Quadriceps neural alterations in anterior cruciate ligament reconstructed patients: A 6-month longitudinal investigation.
Lepley AS, Gribble PA, Thomas AC, Tevald MA, Sohn DH, and Pietrosimone BG. Scand J Med Sci Sports. 2015; [Epub Ahead of Print]
Take Home Message: Patients who sustained an anterior cruciate ligament tear often suffer quadriceps weakness, altered spinal-reflexive excitability during the first few weeks after the injury, and altered corticospinal excitability a few months after the injury.
Quadriceps muscle strength deficits are common following an anterior cruciate ligament (ACL) injury and reconstruction. This deficit may be partly due to neural inhibition and has implications with regards to return to activity and long-term joint health. Treating neural inhibition is often overlooked in rehabilitation because we need a better understanding about if and when these issues arise after an ACL reconstruction. Therefore, Lepley and colleagues completed a longitudinal, case-control study to assess changes in quadriceps spinal-reflexive and corticospinal excitability, quadriceps strength, and voluntary activation following ACL injury and reconstruction. Twenty patients who sustained an ACL tear and were scheduled for surgery participated in this study along with 20 matched control participants (matched based on age, height, mass, and activity level). The authors evaluated both groups at three time points, which corresponded to before surgery, 2 weeks post-surgery, and 6 months post-surgery. Both limbs in the ACL group were compared with a matched limb from a control participant. The authors collected self-reported function (IKDC scores), maximal voluntary isometric contraction, voluntary activation (central activation ratio), spinal reflex excitability (normalized Hoffmann spinal reflexes), and corticospinal excitability (active motor threshold, and normalized motor-evoked potential amplitudes) of the vastus medialis muscle at every time points. Participants in the ACL group demonstrated lower self-reported function, more quadriceps weakness, and less voluntary activation than control participants. The injured leg had a lower spinal reflex excitability before surgery and 2 weeks after surgery compared with the healthy controls. The contralateral limb in the ACL group also had lower spinal reflex excitability 2 weeks after surgery but both limbs were similar to controls by 6 months. Furthermore, ACL participants had altered corticospinal excitability compared with control participants but this was only detected at 6-months post-surgery.

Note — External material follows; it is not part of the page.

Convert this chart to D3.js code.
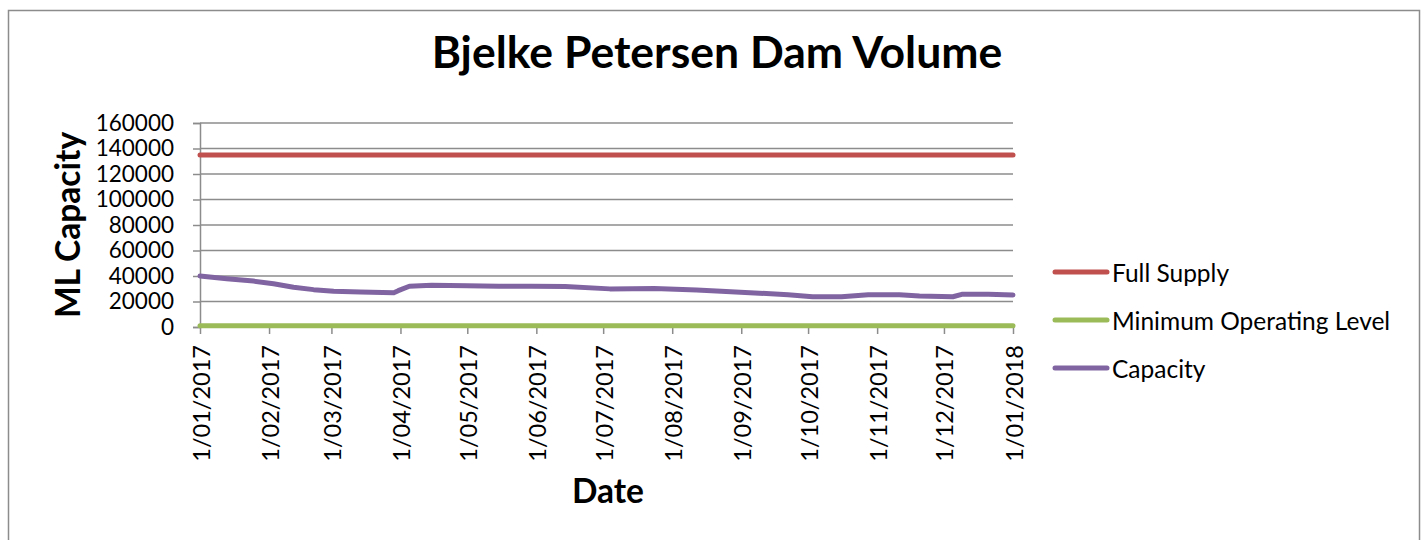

The data presented in this study may be beneficial in helping clinicians better address quadriceps weakness, prior to and following surgery. The authors observed deficits in spinal-reflexive excitability during the first few weeks after an injury and surgery, which then improved. In contrast, diminished corticospinal excitability was only observed six months after surgery. These neural alterations were present when the ACL group also had clinical impairments in quadriceps strength and activation. This may indicate that the acute injury, which is associated with pain and swelling, may affect the spinal reflex and may eventually affect the other limb. As the pain and swelling decreases the spinal reflex improves but new issues arise higher up in the central nervous system (specifically, in the brain). If clinicians could address these deficits then patients could regain normal quadriceps muscle function and thus more normative joint biomechanics. The authors note that future research should assess modalities believed to target these neural pathways. For example, transcutaneous electrical stimulation and cryotherapy may be helpful in the early phase of rehabilitation to increase spinal-reflex excitability. Furthermore, muscle activation biofeedback may be helpful in the later rehabilitation stages (1 to 6 months post surgery) when we are concerned about corticospinal excitability. While more research will be needed it would be low risk for clinicians to try using more cryotherapy and transcutaneous electrical stimulation in the first few weeks after an injury and more biofeedback in the later stages. Hopefully, these therapies along with emerging therapies will help us address these neural issues and help our patients return to full function.
Questions for discussion: How much focus do you have on spinal-reflexive excitability training in the early stages of your ACL rehabilitation? What techniques have you found to be particular effective in addressing this issue?